De pequeño se me enseñó lo inquietante que resulta mandar a callar a alguien. De más jovencito entendí que sólo una figura de autoridad tenía competencia para realizarlo. En la etapa actual de mi vida debo reconocer que no puedo negar que esa acción que hace Jesús en el evangelio (Mc 1, 21-28), profiriendo el imperativo “cállate”, me deja literalmente en silencio. Inquietante e impactante su acción, aunque muy contundentemente expone la autoridad que tiene para realizarlo.
Entiendo que, aunque en el evangelio toma protagonismo el “callar”, la primera parte de la liturgia de la palabra se mueve por el lado del “escuchar”. Moisés, en la primera lectura (Deut 18, 15-20), anuncia que Yavé Dios suscitará un profeta entre su pueblo y que pondrá palabras en su boca y dirá lo que Él mande; hace entender que hay que escuchar a ese profeta so pena de rendimiento de cuentas. También el salmo (Sal 94) manifiesta el deseo ardiente de que la voz del Señor sea escuchada; que un corazón endurecido vuelve sordo a quien debe con júbilo, inclinado y arrodillado, reconocer las obras que hace Dios salvador. En sintonía se encuentra la breve oración colecta donde se resalta que el corazón es la cuna donde se gesta el reconocimiento de la grandeza de Dios y la fuente de las buenas obras.

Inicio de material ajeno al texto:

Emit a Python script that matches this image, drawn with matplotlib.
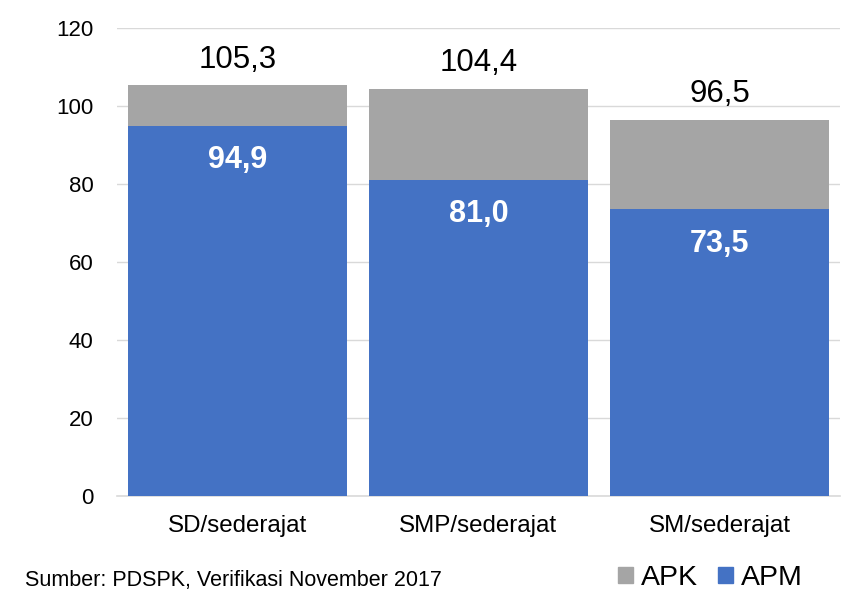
import matplotlib
matplotlib.use("Agg")
import matplotlib.pyplot as plt
from matplotlib.patches import Patch

plt.rcParams['font.family'] = ['Liberation Sans', 'DejaVu Sans']

categories = ['SD/sederajat', 'SMP/sederajat', 'SM/sederajat']
apk = [105.3, 104.4, 96.5]
apm = [94.9, 81.0, 73.5]

blue = '#4472C4'
gray = '#A5A5A5'

fig = plt.figure(figsize=(8.55, 5.98), dpi=100)
ax = fig.add_axes([0.1368, 0.1706, 0.8456, 0.7826])

x = range(len(categories))
ax.bar(x, apk, width=0.91, color=gray, zorder=2)
ax.bar(x, apm, width=0.91, color=blue, zorder=3)

def fmt(v):
    return f'{v:.1f}'.replace('.', ',')

# value labels: total above the bar, APM inside the blue part
for i in x:
    ax.text(i, apk[i] + 6.5, fmt(apk[i]), ha='center', va='center', fontsize=22.5)
    ax.text(i, apm[i] - 8.8, fmt(apm[i]), ha='center', va='center', fontsize=22,
            fontweight='bold', color='white', zorder=4)

ax.set_xlim(-0.5, 2.5)
ax.set_ylim(0, 120)
ax.set_yticks(range(0, 121, 20))
ax.set_xticks(list(x))
ax.set_xticklabels(categories, fontsize=17.4)
ax.tick_params(axis='y', labelsize=16, length=0, pad=17)
ax.tick_params(axis='x', length=0, pad=14)
ax.grid(axis='y', color='#D9D9D9', linewidth=1, zorder=0)
ax.set_axisbelow(True)
for s in ['top', 'right', 'left']:
    ax.spines[s].set_visible(False)
ax.spines['bottom'].set_color('#D9D9D9')
ax.spines['bottom'].set_linewidth(1.2)

fig.text(0.029, 0.030, 'Sumber: PDSPK, Verifikasi November 2017', fontsize=15.5,
         va='center', ha='left')

handles = [Patch(color=gray, label='APK'), Patch(color=blue, label='APM')]
fig.legend(handles=handles, loc='center left', bbox_to_anchor=(618 / 855, 0.0334),
           ncol=2, frameon=False, fontsize=20.5, handlelength=0.52, handleheight=0.52,
           handletextpad=0.28, columnspacing=0.72, borderpad=0, borderaxespad=0)

fig.savefig('out.png', dpi=100)
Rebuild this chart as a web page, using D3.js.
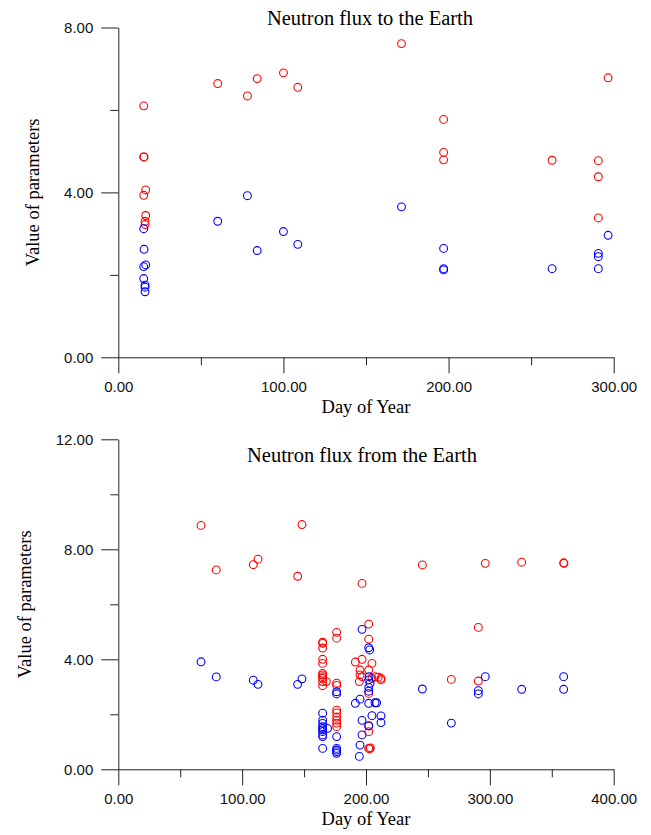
<!DOCTYPE html>
<html>
<head>
<meta charset="utf-8">
<script src="https://cdn.jsdelivr.net/npm/d3@7"></script>
<style>
    body { margin: 0; background: #fff; }
    .chart-title, .axis-label { font-family: "Liberation Serif", "Times New Roman", serif; fill: #000; }
    .chart-title { font-size: 20.5px; }
    .axis-label { font-size: 18.5px; }
    .axis text { font-family: "Liberation Sans", Arial, sans-serif; font-size: 15px; fill: #111; }
    .axis path, .axis line { stroke: #222; }
</style>
</head>
<body>
<div id="chart"></div>
<script>
// Neutron flux to the Earth (top panel)
const toRedDay = [15.4, 15.4, 15.6, 16.6, 15.4, 16.6, 16.2, 16.2, 60.2, 78.2, 84.1, 100, 108.7, 171.5, 197, 197, 197, 262.7, 290.7, 290.7, 290.7, 296.6];
const toRedVal = [6.10, 4.86, 4.86, 4.06, 3.93, 3.44, 3.30, 3.22, 6.64, 6.34, 6.76, 6.90, 6.55, 7.61, 5.77, 4.97, 4.79, 4.78, 4.77, 4.38, 3.38, 6.78];
const toBlueDay = [15.4, 15.6, 15.4, 16.6, 15.4, 16.2, 16.2, 16.2, 60.2, 78.2, 84.1, 100, 108.7, 171.5, 197, 197, 197, 262.7, 290.7, 290.7, 290.7, 296.6];
const toBlueVal = [3.12, 2.62, 2.20, 2.24, 1.91, 1.75, 1.70, 1.59, 3.30, 3.92, 2.59, 3.05, 2.74, 3.65, 2.64, 2.15, 2.12, 2.15, 2.52, 2.44, 2.15, 2.96];

// Neutron flux from the Earth (bottom panel)
const fromRedDay = [66.8, 79.1, 109, 112.8, 144.8, 148.3,
    165, 165, 165, 165, 165, 165, 165, 165, 165, 165, 165, 168,
    176.3, 176.3, 176.3, 176.3, 176.3, 176.3, 176.3, 176.3, 176.3, 176.3,
    196.8, 202.2, 202.2, 191.4, 196.8, 204.8, 195.2, 202.2, 195.2, 196.8, 194.6, 204.8, 207.3, 209.9, 212.1, 212.1,
    202.2, 202.2, 202.2, 202.2, 203, 203.5,
    245.5, 296.3, 325.7, 359.6, 359.8, 290.7, 268.9, 290.7];
const fromRedVal = [8.87, 7.25, 7.44, 7.64, 7.02, 8.90,
    4.62, 4.58, 4.41, 4.00, 3.85, 3.49, 3.43, 3.37, 3.31, 3.19, 3.04, 3.19,
    4.98, 4.77, 3.13, 3.05, 2.15, 2.05, 1.90, 1.78, 1.68, 1.55,
    6.76, 5.28, 4.73, 3.90, 4.00, 3.85, 3.61, 3.61, 3.43, 3.37, 3.19, 3.31, 3.37, 3.35, 3.31, 3.25,
    2.76, 1.57, 1.37, 0.76, 0.74, 0.78,
    7.43, 7.49, 7.53, 7.51, 7.49, 5.16, 3.27, 3.21];
const fromBlueDay = [66.8, 79.1, 109, 112.8, 144.8, 148.3,
    165, 165, 165, 165, 165, 165, 165, 165, 165, 165, 169,
    176.3, 176.3, 176.3, 176.3, 176.3, 176.3, 176.3,
    196.8, 202.2, 203, 202.5, 202.2, 203.3, 202.2, 202.2, 191.4, 195.2, 202.2, 207.3, 208.6,
    196.8, 204.8, 212.1, 212.1, 202.2, 196.8, 195.2, 194.6,
    245.5, 296.3, 325.7, 359.6, 359.6, 290.7, 290.7, 268.9];
const fromBlueVal = [3.91, 3.36, 3.24, 3.09, 3.09, 3.29,
    2.04, 1.79, 1.67, 1.55, 1.49, 1.43, 1.37, 1.25, 1.19, 0.76, 1.49,
    2.82, 2.74, 1.19, 0.76, 0.70, 0.64, 0.58,
    5.09, 4.42, 4.34, 3.37, 3.25, 3.13, 2.98, 2.84, 2.40, 2.55, 2.40, 2.42, 2.42,
    1.78, 1.95, 1.94, 1.70, 1.59, 1.25, 0.88, 0.47,
    2.92, 3.37, 2.91, 3.37, 2.91, 2.86, 2.74, 1.68];

// Tick values for each panel
const toXTicks = [0, 100, 200, 300];
const toXMinor = [50, 150, 250];
const toYTicks = [0, 4, 8];
const toYMinor = [2, 6];
const fromXTicks = [0, 100, 200, 300, 400];
const fromXMinor = [50, 150, 250, 350];
const fromYTicks = [0, 4, 8, 12];
const fromYMinor = [2, 6, 10];

const width = 651;
const height = 835;

const svg = d3.select("#chart")
    .append("svg")
    .attr("width", width)
    .attr("height", height);

const fmt = d3.format(".2f");

// Draw one scatter panel with its axes, labels and two series.
function drawPanel(p) {
    const x = d3.scaleLinear().domain(p.xDomain).range([p.left, p.right]);
    const y = d3.scaleLinear().domain(p.yDomain).range([p.bottom, p.top]);
    const g = svg.append("g");

    // major ticks with labels
    g.append("g")
        .attr("class", "axis")
        .attr("transform", `translate(0, ${p.bottom})`)
        .call(d3.axisBottom(x).tickValues(p.xTicks).tickFormat(fmt).tickSize(16).tickSizeOuter(0).tickPadding(8));
    g.append("g")
        .attr("class", "axis")
        .attr("transform", `translate(${p.left}, 0)`)
        .call(d3.axisLeft(y).tickValues(p.yTicks).tickFormat(fmt).tickSize(17).tickSizeOuter(0).tickPadding(8));

    // minor ticks
    g.append("g")
        .attr("class", "axis")
        .attr("transform", `translate(0, ${p.bottom})`)
        .call(d3.axisBottom(x).tickValues(p.xMinor).tickFormat("").tickSize(8).tickSizeOuter(0))
        .select(".domain").remove();
    g.append("g")
        .attr("class", "axis")
        .attr("transform", `translate(${p.left}, 0)`)
        .call(d3.axisLeft(y).tickValues(p.yMinor).tickFormat("").tickSize(8).tickSizeOuter(0))
        .select(".domain").remove();

    // series as open circles
    p.series.forEach(function(s) {
        g.append("g")
            .selectAll("circle")
            .data(d3.zip(s.day, s.val))
            .join("circle")
            .attr("cx", d => x(d[0]))
            .attr("cy", d => y(d[1]))
            .attr("r", 3.9)
            .attr("fill", "none")
            .attr("stroke", s.color)
            .attr("stroke-width", 1.1);
    });

    g.append("text")
        .attr("class", "chart-title")
        .attr("x", p.titleX)
        .attr("y", p.titleY)
        .attr("text-anchor", "middle")
        .text(p.title);

    g.append("text")
        .attr("class", "axis-label")
        .attr("x", 366)
        .attr("y", p.bottom + 56)
        .attr("text-anchor", "middle")
        .text("Day of Year");

    g.append("text")
        .attr("class", "axis-label")
        .attr("transform", `translate(${p.yLabelX}, ${(p.top + p.bottom) / 2}) rotate(-90)`)
        .attr("text-anchor", "middle")
        .text("Value of parameters");
}

drawPanel({
    xDomain: [0, 300], yDomain: [0, 8],
    left: 118.3, right: 613.7, top: 27.5, bottom: 357.3,
    xTicks: toXTicks, xMinor: toXMinor, yTicks: toYTicks, yMinor: toYMinor,
    title: "Neutron flux to the Earth", titleX: 370, titleY: 25,
    yLabelX: 39,
    series: [
        { day: toRedDay, val: toRedVal, color: "#ff0000" },
        { day: toBlueDay, val: toBlueVal, color: "#0000ff" }
    ]
});

drawPanel({
    xDomain: [0, 400], yDomain: [0, 12],
    left: 118.3, right: 613.7, top: 439.3, bottom: 769.3,
    xTicks: fromXTicks, xMinor: fromXMinor, yTicks: fromYTicks, yMinor: fromYMinor,
    title: "Neutron flux from the Earth", titleX: 362, titleY: 462,
    yLabelX: 31,
    series: [
        { day: fromRedDay, val: fromRedVal, color: "#ff0000" },
        { day: fromBlueDay, val: fromBlueVal, color: "#0000ff" }
    ]
});
</script>
</body>
</html>
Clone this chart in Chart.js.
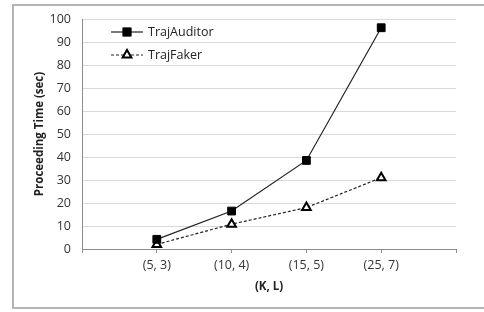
<!DOCTYPE html>
<html>
<head>
<meta charset="utf-8">
<script src="https://cdn.jsdelivr.net/npm/chart.js@4.4.1/dist/chart.umd.min.js"></script>
<style>
  html, body { margin: 0; padding: 0; background: #fff; }
  #wrap { width: 484px; height: 312px; position: relative; }
</style>
</head>
<body>
<div id="wrap"><canvas id="myChart" width="484" height="312"></canvas></div>
<script>
// categories (blank slot at each end, like the original spreadsheet chart)
var categories = ['', '(5, 3)', '(10, 4)', '(15, 5)', '(25, 7)', ''];
var auditorValues = [null, 4.2, 16.5, 38.5, 96.2, null];
var fakerValues = [null, 2, 10.8, 18, 31, null];
var yTicks = [0, 10, 20, 30, 40, 50, 60, 70, 80, 90, 100];

var FONT = "'Open Sans', 'DejaVu Sans', sans-serif";

// outer frame like the screenshot
var framePlugin = {
    id: 'frame',
    beforeDraw: function (chart) {
        var ctx = chart.ctx;
        ctx.save();
        ctx.strokeStyle = '#b4b4b4';
        ctx.lineWidth = 2;
        ctx.strokeRect(13, 5, 480, 303);
        ctx.restore();
    }
};

// legend drawn inside the plot, top left
var legendPlugin = {
    id: 'innerLegend',
    afterDatasetsDraw: function (chart) {
        var ctx = chart.ctx;
        var x0 = 111, x1 = 143;
        var rows = [32, 55];
        ctx.save();
        chart.data.datasets.forEach(function (ds, i) {
            var y = rows[i];
            ctx.strokeStyle = ds.borderColor;
            ctx.lineWidth = ds.borderWidth;
            ctx.setLineDash(ds.borderDash || []);
            ctx.beginPath();
            ctx.moveTo(x0, y);
            ctx.lineTo(x1, y);
            ctx.stroke();
            ctx.setLineDash([]);
            Chart.helpers.drawPoint(ctx, {
                pointStyle: ds.pointStyle,
                radius: ds.pointRadius,
                borderWidth: ds.pointBorderWidth
            }, (x0 + x1) / 2, y);
            ctx.fillStyle = ds.pointBackgroundColor;
            ctx.strokeStyle = ds.pointBorderColor;
            ctx.lineWidth = ds.pointBorderWidth;
            ctx.fill();
            ctx.stroke();
            ctx.fillStyle = '#222';
            ctx.font = '12.5px ' + FONT;
            ctx.textBaseline = 'middle';
            ctx.textAlign = 'left';
            ctx.fillText(ds.label, x1 + 5, y);
        });
        ctx.restore();
    }
};

var ctx = document.getElementById('myChart').getContext('2d');
window.myChart = new Chart(ctx, {
    type: 'line',
    data: {
        labels: categories,
        datasets: [
            {
                label: 'TrajAuditor',
                data: auditorValues,
                borderColor: '#222',
                borderWidth: 1.2,
                pointStyle: 'rect',
                pointRadius: 5.5,
                pointBorderWidth: 1,
                pointBackgroundColor: '#000',
                pointBorderColor: '#000',
                tension: 0
            },
            {
                label: 'TrajFaker',
                data: fakerValues,
                borderColor: '#222',
                borderWidth: 1.2,
                borderDash: [3, 2],
                pointStyle: 'triangle',
                pointRadius: 5,
                pointBorderWidth: 2,
                pointBackgroundColor: '#fff',
                pointBorderColor: '#000',
                tension: 0
            }
        ]
    },
    options: {
        responsive: false,
        animation: false,
        layout: { padding: { left: 29, right: 28, top: 19, bottom: 14 } },
        plugins: {
            legend: { display: false },
            tooltip: { enabled: false }
        },
        scales: {
            x: {
                offset: false,
                grid: { drawOnChartArea: false, drawTicks: true, tickLength: 4, color: '#8c8c8c' },
                border: { color: '#8c8c8c' },
                ticks: { color: '#333', font: { family: FONT, size: 12.5 }, padding: 5, maxRotation: 0, autoSkip: false },
                title: { display: true, text: '(K, L)', color: '#222', font: { family: FONT, size: 11.5, weight: 'bold' }, padding: { top: 2 } },
                afterFit: function (scale) { scale.height = 49; }
            },
            y: {
                min: 0,
                max: 100,
                afterBuildTicks: function (scale) {
                    scale.ticks = yTicks.map(function (v) { return { value: v }; });
                },
                grid: { color: '#d9d9d9', drawTicks: false },
                border: { color: '#8c8c8c' },
                ticks: { color: '#333', font: { family: FONT, size: 12.5 }, padding: 11 },
                title: { display: true, text: 'Proceeding Time (sec)', color: '#222', font: { family: FONT, size: 11.5, weight: 'bold' }, padding: { bottom: 2 } },
                afterFit: function (scale) { scale.width = 53; }
            }
        }
    },
    plugins: [framePlugin, legendPlugin]
});
</script>
</body>
</html>
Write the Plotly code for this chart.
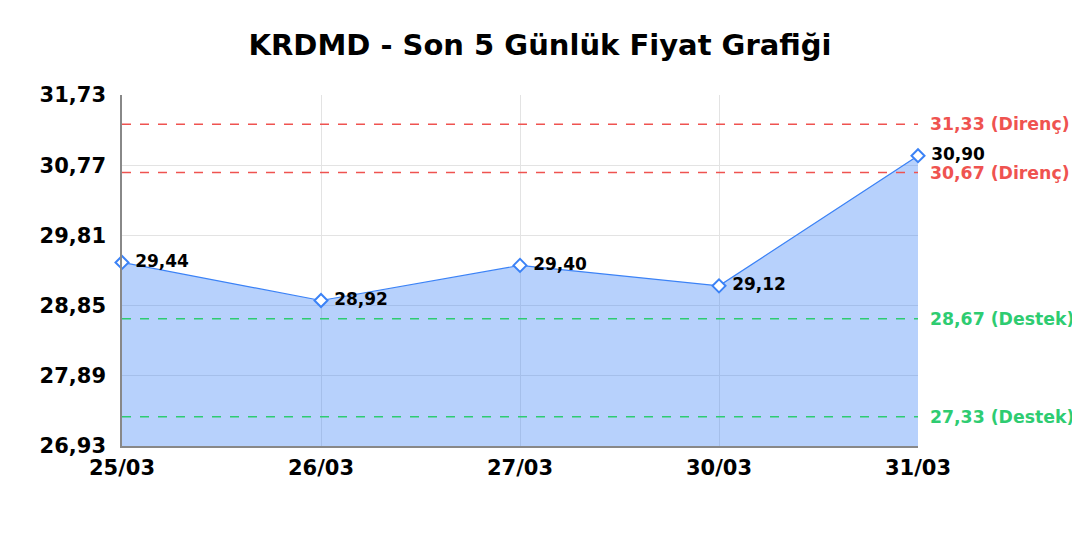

El corazón endurecido y los oídos sordos impedirán que se cumpla la exhortación que Pablo da en la segunda lectura (1 Cor 7, 32-35); esa de entregarse totalmente al Señor. Para ello, habrá que saber conjugar el binomio que da título a esta reflexión: Callar y escuchar. Que se escuche sólo lo que pronuncia Dios mismo… que haga silencio lo que se opone a Él.
En el acontecimiento de la sinagoga de Cafarnaún, referido por el evengelio, aparece dando gritos (y los gritos de uno entorpecen el escuchar de otros) uno que se mueve en total oposición al Hijo de Dios. Sus gritos no permiten escuchar lo que Jesús tiene que enseñar; por eso hay que hacerlo callar. Y lo hace quien tiene la autoridad. Es cierto que no estamos hoy en Cafarnaún, pero Jesús podría volver a requerir el callar, en vistas a que se pueda escuchar.
Sin duda, hoy Jesús volvería a decir: ¡cállate! a las guerras por el control del poder y a la injusta repartición de los bienes; así también volvería a poner palabras en la boca de aquellos que desde sus lugares de autoridad han aprendido que hay más alegría en dar que en recibir; aquellos que tratan los bienes civiles como patrimonio sagrado de la comunidad y son incapaces de sumarse a los robos descarados. Quizás hoy Jesús volvería a decir: ¡cállate! al comercio de armas, a la violación sistemática de los derechos humanos; así también volvería a poner palabras en la boca de aquellos que todavía hoy luchan por la paz con los explosivos del corazón, con los cañones del amor y volvería a suscitar profetas que continúen defendiendo la dignidad inconmensurable de la persona humana, no con ruidosas fanfarrias sino desde el anonimato silente. Seguramente hoy Jesús volvería a decir: ¡cállate! a la violencia de género, a la violencia contra el no-nacido; así también volvería a poner palabras en la boca de aquellos que anuncian la vida desde su concepción como un regalo del Dios dueño de todo; y volvería a convertir en profetas a aquellos que, sin palabras, comunican sin cesar que, por más adelantos científicos que la humanidad haya alcanzado, la vida siempre viene de Dios. Sí, todavía hoy hay muchos espíritus inmundos fuera de Cafarnaún que hay que hacer callar; pero, queda la esperanza ilusionada que aún hoy el Señor va suscitando profetas con Sus palabras de plenitud en sus bocas. Si no se endurece nuestro corazón, podremos escucharlos.